While there is still room for debate over the interpretation of major trends in the political, legal, and judicial history of the Russian Empire, especially during its last decades of existence, Kirmse’s monograph will constitute a landmark contribution to the field. It will also be valuable to anyone interested in comparative legal history. The book contains everything needed to acquaint the reader with its content, including maps, detailed lists of primary sources and secondary literature, and a remarkably well-crafted and useful index. Moreover, it provides new insight amidst the ever-growing literature on the regional history of both Crimea and Kazan Province, and on their Muslim communities in particular. Our understanding of these communities’ long-run relationships with Russian rulers will benefit greatly from this original study of an important and lesser-known stage in their joint history.
Notes:
1 See in particular Jörg Baberowski, Autokratie und Justiz. Zum Verhältnis von Rechtsstaatlichkeit und Rückständigkeit im ausgehenden Zarenreich, 1864–1914, Frankfurt am Main 1996.

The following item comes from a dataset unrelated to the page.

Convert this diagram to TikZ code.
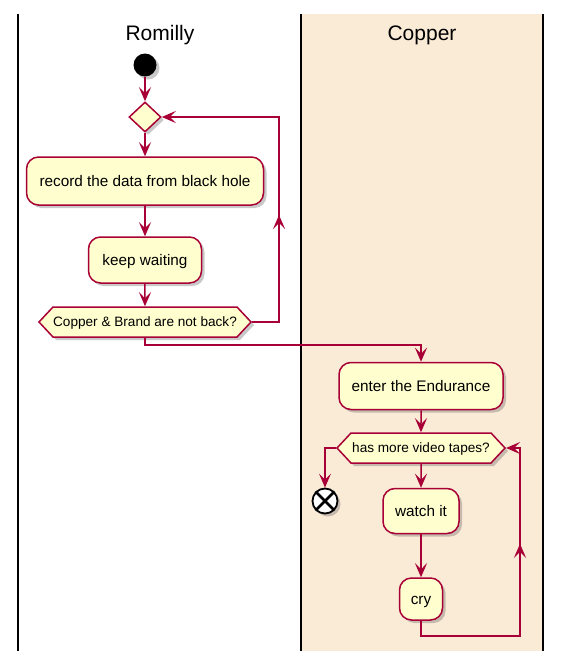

2 See, for an example in the very late imperial period, Stolypin’s attempts at legal integration of the Grand Duchy of Finland in 1908–1911, with mixed results: Edward C. Thaden (ed.), Russification in the Baltic Provinces and Finland, 1855–1914, Princeton 1981; Manfred Hagen, Edinenie und Obnovlenie. Traditionale und Modernistische Züge in Stolypins Staatsnationalismus gegenüber Finnland, in: Journal of Baltic Studies 15 (1984), pp. 148–170.
3 For a recent study of such movements in Kazan Province, see Danielle Ross, Tatar Empire: Kazan’s Muslims and the Making of Imperial Russia, Bloomington 2020.
4 Kirmse borrows that particular phrase (p. 29) from Corinne Gaudin, Ruling Peasants. Village and State in Late Imperial Russia, DeKalb 2007, p. 7.